Ali Benmakhlouf est philosophe de nationalité marocaine enseignant aux universités notamment en France. Dans L'humanité des autres, il s'engage, à travers une étude attentive de
Montaigne (1533-1592), à déconstruire notre monde occidental qui ne parvient pas à penser le reste du monde autrement qu'à partir de son propre prisme de valeurs.
Montaigne a par exemple lu Bartholomé de
Las Casas (Très brève relation de la destruction des Indes [1552]) et en tire ses premières leçons sur le caractère plus que douteux des bienfaits de notre civilisation sur le reste du monde.
Le fameux chapitre des
Essais où
Montaigne décrit avec respect et retenue les moeurs des Tupinambas d'Amazonie, connus pour leur cannibalisme.
Montaigne rappelle que "Chacun appelle barbarie ce qui n'est pas de son usage" (p.89).
Ali Benmakhlouf nous invite à décoloniser notre esprit. Pas seulement en ouvrant notre esprit aux autres mondes construits par les autres humains, mais aussi en l'ouvrant aux autres vivants, s'ouvrant ainsi à l'idée d'une incontournable coévolution de l'humanité avec le reste du vivant.

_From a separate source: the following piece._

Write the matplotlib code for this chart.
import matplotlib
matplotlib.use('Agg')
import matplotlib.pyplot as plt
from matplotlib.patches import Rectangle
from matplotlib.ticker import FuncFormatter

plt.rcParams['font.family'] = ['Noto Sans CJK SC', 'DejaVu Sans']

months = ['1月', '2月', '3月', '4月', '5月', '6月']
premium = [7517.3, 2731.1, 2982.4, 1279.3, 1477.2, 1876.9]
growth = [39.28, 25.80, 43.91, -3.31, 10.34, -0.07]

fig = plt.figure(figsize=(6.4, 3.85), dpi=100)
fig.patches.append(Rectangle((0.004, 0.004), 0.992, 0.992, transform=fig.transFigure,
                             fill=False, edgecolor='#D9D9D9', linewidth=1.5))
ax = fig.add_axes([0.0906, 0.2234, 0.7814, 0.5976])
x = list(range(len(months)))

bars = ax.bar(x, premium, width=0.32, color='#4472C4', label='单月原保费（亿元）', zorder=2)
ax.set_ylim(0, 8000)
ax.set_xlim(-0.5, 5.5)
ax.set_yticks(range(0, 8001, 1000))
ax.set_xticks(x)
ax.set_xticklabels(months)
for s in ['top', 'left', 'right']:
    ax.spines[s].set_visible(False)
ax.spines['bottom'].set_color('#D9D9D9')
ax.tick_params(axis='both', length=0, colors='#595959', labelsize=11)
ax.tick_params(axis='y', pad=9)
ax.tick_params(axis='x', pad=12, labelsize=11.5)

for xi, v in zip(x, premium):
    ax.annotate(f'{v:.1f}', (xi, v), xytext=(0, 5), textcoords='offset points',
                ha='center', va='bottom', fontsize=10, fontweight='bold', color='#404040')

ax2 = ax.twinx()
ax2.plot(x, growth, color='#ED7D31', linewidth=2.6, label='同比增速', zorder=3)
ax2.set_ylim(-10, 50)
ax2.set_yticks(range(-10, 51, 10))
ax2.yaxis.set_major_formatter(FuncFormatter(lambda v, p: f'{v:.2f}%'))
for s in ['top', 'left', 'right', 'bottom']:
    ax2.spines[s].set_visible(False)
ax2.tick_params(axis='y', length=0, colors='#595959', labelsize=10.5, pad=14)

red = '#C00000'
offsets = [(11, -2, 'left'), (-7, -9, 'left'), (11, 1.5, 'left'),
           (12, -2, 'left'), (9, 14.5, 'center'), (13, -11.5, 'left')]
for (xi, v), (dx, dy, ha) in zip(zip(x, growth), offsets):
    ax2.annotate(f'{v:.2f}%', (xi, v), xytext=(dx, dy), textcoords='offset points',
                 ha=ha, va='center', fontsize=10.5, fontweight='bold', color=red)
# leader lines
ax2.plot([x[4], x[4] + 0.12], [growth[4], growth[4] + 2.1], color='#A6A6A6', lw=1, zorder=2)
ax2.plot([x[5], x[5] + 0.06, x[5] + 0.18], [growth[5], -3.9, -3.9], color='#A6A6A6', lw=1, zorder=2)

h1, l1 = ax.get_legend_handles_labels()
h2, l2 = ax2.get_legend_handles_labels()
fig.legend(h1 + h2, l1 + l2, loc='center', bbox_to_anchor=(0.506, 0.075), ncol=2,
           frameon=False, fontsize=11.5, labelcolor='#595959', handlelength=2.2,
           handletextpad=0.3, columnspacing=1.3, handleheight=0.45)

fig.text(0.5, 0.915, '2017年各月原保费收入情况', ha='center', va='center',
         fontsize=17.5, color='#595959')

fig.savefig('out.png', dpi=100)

L'homme n'est pas devant ou au-dessus du monde. Il est dans le monde et nulle part ailleurs. Il fait partie du monde. Il évolue avec lui et s'il le détruit, c'est sa propre survie qu'il met en péril.
Ali Benmakhlouf convoque
Aimé Césaire qui dénonce le colonisateur dont "la colonisation travaille à [le] déciviliser, à l'abrutir au sens propre du mot, à le dégrader, à le réveiller aux instincts enfouis" (p. 140 - Discours sur le colonialisme [1955]),
Amartya Sen qui dénonce l' "incarcération civilisationnelle" (p.56 -
La démocratie des autres [2006]), Wittgenstein qui dénonce notre "civilisation caractérisée par le mot "progrès". le progrès est une forme, et le fait qu'elle progresse n'est pas une de ses propriétés" (p.188 - Remarques mêlées [1977]). Il dénonce la pensée réductrice de Claude Levy-Strauss, qui constate la destruction opérée par l'Occident sur tout ce qu'il a colonisé, mais n'en reste pas moins attaché à l'idée du "sauvage" par opposition à celui qui a la capacité de structurer une vision du monde et ainsi à en prendre distance et à le dominer (Anthropologie structurale deux [1973]).

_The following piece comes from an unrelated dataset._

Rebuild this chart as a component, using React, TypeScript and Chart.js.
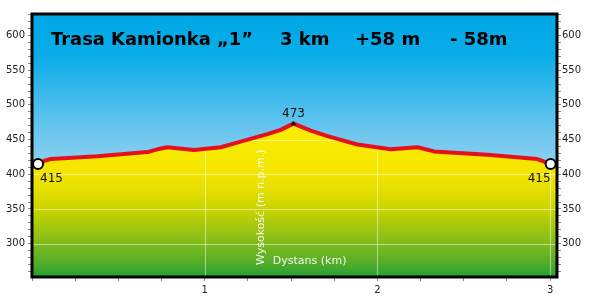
import React, { useEffect, useRef } from 'react';
import { Chart, registerables } from 'chart.js';

Chart.register(...registerables);

// ---- data ----
const distanceKm = [0.035, 0.079, 0.108, 0.379, 0.668, 0.726, 0.784, 0.938, 1.093, 1.208, 1.363, 1.44, 1.514, 1.614, 1.711, 1.884, 2.077, 2.232, 2.328, 2.637, 2.926, 3.003];
const elevationM = [415, 420, 422, 426, 432, 436, 439, 435, 439, 447, 458, 464, 473, 463, 455, 443, 436, 439, 433, 428, 422, 415];
const titleParts = ['Trasa Kamionka „1”', '3 km', '+58 m', '- 58m'];
const yAxisTitle = 'Wysokość (m n.p.m.)';
const xAxisTitle = 'Dystans (km)';
const yLabelTicks = [300, 350, 400, 450, 500, 550, 600];
const xLabelTicks = [1, 2, 3];
const yMin = 252;
const yMax = 631;
const xMin = 0;
const xMax = 3.04;
const yMinorStep = 10;
const xMinorStep = 0.25;

const FONT = '"DejaVu Sans", Verdana, sans-serif';

const peakIndex = elevationM.indexOf(Math.max(...elevationM));
const lastIndex = elevationM.length - 1;

function yTickList() {
  const out: { value: number }[] = [];
  for (let v = Math.ceil(yMin / yMinorStep) * yMinorStep; v <= yMax; v += yMinorStep) out.push({ value: v });
  return out;
}
function xTickList() {
  const out: { value: number }[] = [];
  for (let i = 0; i * xMinorStep <= xMax + 1e-9; i++) out.push({ value: +(i * xMinorStep).toFixed(4) });
  return out;
}

const profilePlugin = {
  id: 'profilePlugin',
  beforeDatasetsDraw(chart: any) {
    const { ctx, chartArea: a } = chart;
    const g = ctx.createLinearGradient(0, a.top, 0, a.bottom);
    g.addColorStop(0, '#00a8e6');
    g.addColorStop(0.15, '#08ace8');
    g.addColorStop(0.45, '#6cc6ee');
    g.addColorStop(0.6, '#92d4f2');
    g.addColorStop(1, '#b8e4f8');
    ctx.save();
    ctx.fillStyle = g;
    ctx.fillRect(a.left, a.top, a.width, a.height);
    ctx.restore();
  },
  afterDatasetDraw(chart: any, args: any) {
    if (args.index !== 1) return;
    const { ctx, chartArea: a, scales } = chart;
    const pts = args.meta.data;
    ctx.save();
    ctx.beginPath();
    ctx.moveTo(pts[0].x, a.bottom);
    for (const p of pts) ctx.lineTo(p.x, p.y);
    ctx.lineTo(pts[pts.length - 1].x, a.bottom);
    ctx.closePath();
    ctx.clip();
    ctx.strokeStyle = 'rgba(255,255,255,0.5)';
    ctx.lineWidth = 1;
    for (const v of yLabelTicks) {
      const y = Math.round(scales.y.getPixelForValue(v)) + 0.5;
      ctx.beginPath();
      ctx.moveTo(a.left, y);
      ctx.lineTo(a.right, y);
      ctx.stroke();
    }
    for (const v of xLabelTicks) {
      const x = Math.round(scales.x.getPixelForValue(v)) + 0.5;
      ctx.beginPath();
      ctx.moveTo(x, a.top);
      ctx.lineTo(x, a.bottom);
      ctx.stroke();
    }
    ctx.restore();
  },
  afterDatasetsDraw(chart: any) {
    const { ctx, chartArea: a } = chart;
    const meta = chart.getDatasetMeta(0);
    ctx.save();
    // point labels
    ctx.fillStyle = '#111';
    ctx.font = `12px ${FONT}`;
    ctx.textBaseline = 'middle';
    const p0 = meta.data[0];
    ctx.textAlign = 'left';
    ctx.fillText(String(elevationM[0]), p0.x + 2, p0.y + 15);
    const pl = meta.data[lastIndex];
    ctx.textAlign = 'right';
    ctx.fillText(String(elevationM[lastIndex]), pl.x, pl.y + 15);
    const pp = meta.data[peakIndex];
    ctx.textAlign = 'center';
    ctx.fillText(String(elevationM[peakIndex]), pp.x, pp.y - 10);

    // axis titles inside plot
    ctx.fillStyle = 'rgba(255,255,255,0.92)';
    ctx.font = `11px ${FONT}`;
    ctx.textAlign = 'left';
    ctx.textBaseline = 'middle';
    ctx.fillText(xAxisTitle, a.left + 0.4587 * a.width, a.bottom - 16);
    ctx.save();
    ctx.translate(a.left + 0.437 * a.width, a.bottom - 12);
    ctx.rotate(-Math.PI / 2);
    ctx.fillText(yAxisTitle, 0, 0);
    ctx.restore();

    // title
    ctx.fillStyle = '#000';
    ctx.font = `bold 18px ${FONT}`;
    ctx.textAlign = 'left';
    ctx.textBaseline = 'alphabetic';
    const xs = [51, 280, 355, 450];
    titleParts.forEach((t, i) => ctx.fillText(t, xs[i], 45, i === 0 ? 202 : undefined as any));
    ctx.restore();
  },
  afterDraw(chart: any) {
    const { ctx, chartArea: a } = chart;
    ctx.save();
    ctx.strokeStyle = '#000';
    ctx.lineWidth = 3;
    ctx.strokeRect(a.left, a.top, a.width, a.height);
    ctx.restore();
  },
};

export default function App() {
  const ref = useRef<HTMLCanvasElement | null>(null);
  useEffect(() => {
    if (!ref.current) return;
    const points = distanceKm.map((x, i) => ({ x, y: elevationM[i] }));
    const fillPoints = [{ x: xMin, y: elevationM[0] }, ...points, { x: xMax, y: elevationM[lastIndex] }];
    const chart = new Chart(ref.current, {
      type: 'line',
      data: {
        datasets: [
          {
            data: points,
            borderColor: '#e5101c',
            borderWidth: 4,
            fill: false,
            tension: 0,
            borderJoinStyle: 'round',
            order: 0,
            pointRadius: (c: any) => (c.dataIndex === peakIndex ? 2.5 : c.dataIndex === 0 || c.dataIndex === lastIndex ? 5 : 0),
            pointStyle: (c: any) => (c.dataIndex === peakIndex ? 'triangle' : 'circle'),
            pointBackgroundColor: (c: any) => (c.dataIndex === peakIndex ? '#000' : '#fff'),
            pointBorderColor: '#000',
            pointBorderWidth: (c: any) => (c.dataIndex === peakIndex ? 0.5 : 2),
            pointHoverRadius: 0,
          } as any,
          {
            data: fillPoints,
            borderWidth: 0,
            pointRadius: 0,
            fill: 'start',
            tension: 0,
            order: 1,
            backgroundColor: (c: any) => {
              const { chart } = c;
              const a = chart.chartArea;
              if (!a) return '#f0e600';
              const top = chart.scales.y.getPixelForValue(Math.max(...elevationM));
              const g = chart.ctx.createLinearGradient(0, top, 0, a.bottom);
              g.addColorStop(0, '#fbee00');
              g.addColorStop(0.3, '#f5e600');
              g.addColorStop(0.43, '#e6df00');
              g.addColorStop(0.56, '#c8d400');
              g.addColorStop(0.77, '#84bc1c');
              g.addColorStop(0.9, '#58ae28');
              g.addColorStop(1, '#22a035');
              return g;
            },
          } as any,
        ],
      },
      options: {
        responsive: false,
        maintainAspectRatio: false,
        animation: false,
        devicePixelRatio: 1,
        events: [],
        layout: { padding: { top: 14, left: 0, right: 0, bottom: 0 } },
        plugins: { legend: { display: false }, tooltip: { enabled: false } },
        scales: {
          x: {
            type: 'linear',
            min: xMin,
            max: xMax,
            afterBuildTicks: (s: any) => { s.ticks = xTickList(); },
            afterFit: (s: any) => { s.height = 20; },
            border: { display: false },
            grid: { drawOnChartArea: false, tickLength: 4, tickColor: '#888' },
            ticks: {
              autoSkip: false,
              maxRotation: 0,
              padding: 3,
              color: '#222',
              font: { family: FONT, size: 10 },
              callback: (v: any) => (xLabelTicks.includes(Number(v)) ? String(v) : ''),
            },
          },
          y: {
            type: 'linear',
            position: 'left',
            min: yMin,
            max: yMax,
            afterBuildTicks: (s: any) => { s.ticks = yTickList(); },
            afterFit: (s: any) => { s.width = 32; },
            border: { display: false },
            grid: { drawOnChartArea: false, tickLength: 4, tickColor: '#888' },
            ticks: {
              autoSkip: false,
              padding: 3,
              color: '#222',
              font: { family: FONT, size: 10 },
              callback: (v: any) => (yLabelTicks.includes(Number(v)) ? String(v) : ''),
            },
          },
          y2: {
            type: 'linear',
            position: 'right',
            min: yMin,
            max: yMax,
            afterBuildTicks: (s: any) => { s.ticks = yTickList(); },
            afterFit: (s: any) => { s.width = 33; },
            border: { display: false },
            grid: { drawOnChartArea: false, tickLength: 4, tickColor: '#888' },
            ticks: {
              autoSkip: false,
              padding: 1,
              color: '#222',
              font: { family: FONT, size: 10 },
              callback: (v: any) => (yLabelTicks.includes(Number(v)) ? String(v) : ''),
            },
          },
        },
      },
      plugins: [profilePlugin],
    } as any);
    return () => chart.destroy();
  }, []);
  return (
    <div style={{ position: 'fixed', left: 0, top: 0, width: 590, height: 297, background: '#fff' }}>
      <canvas ref={ref} width={590} height={297} style={{ display: 'block', width: 590, height: 297 }} />
    </div>
  );
}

Henry-David Thoreau (Walden [1854]) est évidemment convoqué dans ce vaste procès et juge que "la vie de l'homme séparé de la nature produit une "menace majeure pesant sur la santé mentale de l'espèce"" (p. 215, citant Claude Levy-Strauss, Anthropologie structurale deux, p. 334).
Ouvrage très instructif qui nous embarque dans ce monde qui vient, bien plus coloré et divers que celui que l'Occident a imposé pendant des siècles. Monde qui a une chance de surgir si nous nous mettons enfin à l'écoute de la richesse qu'il nous offre à travers l'humanité des autres, les autres humains et les autres non-humains d'ailleurs.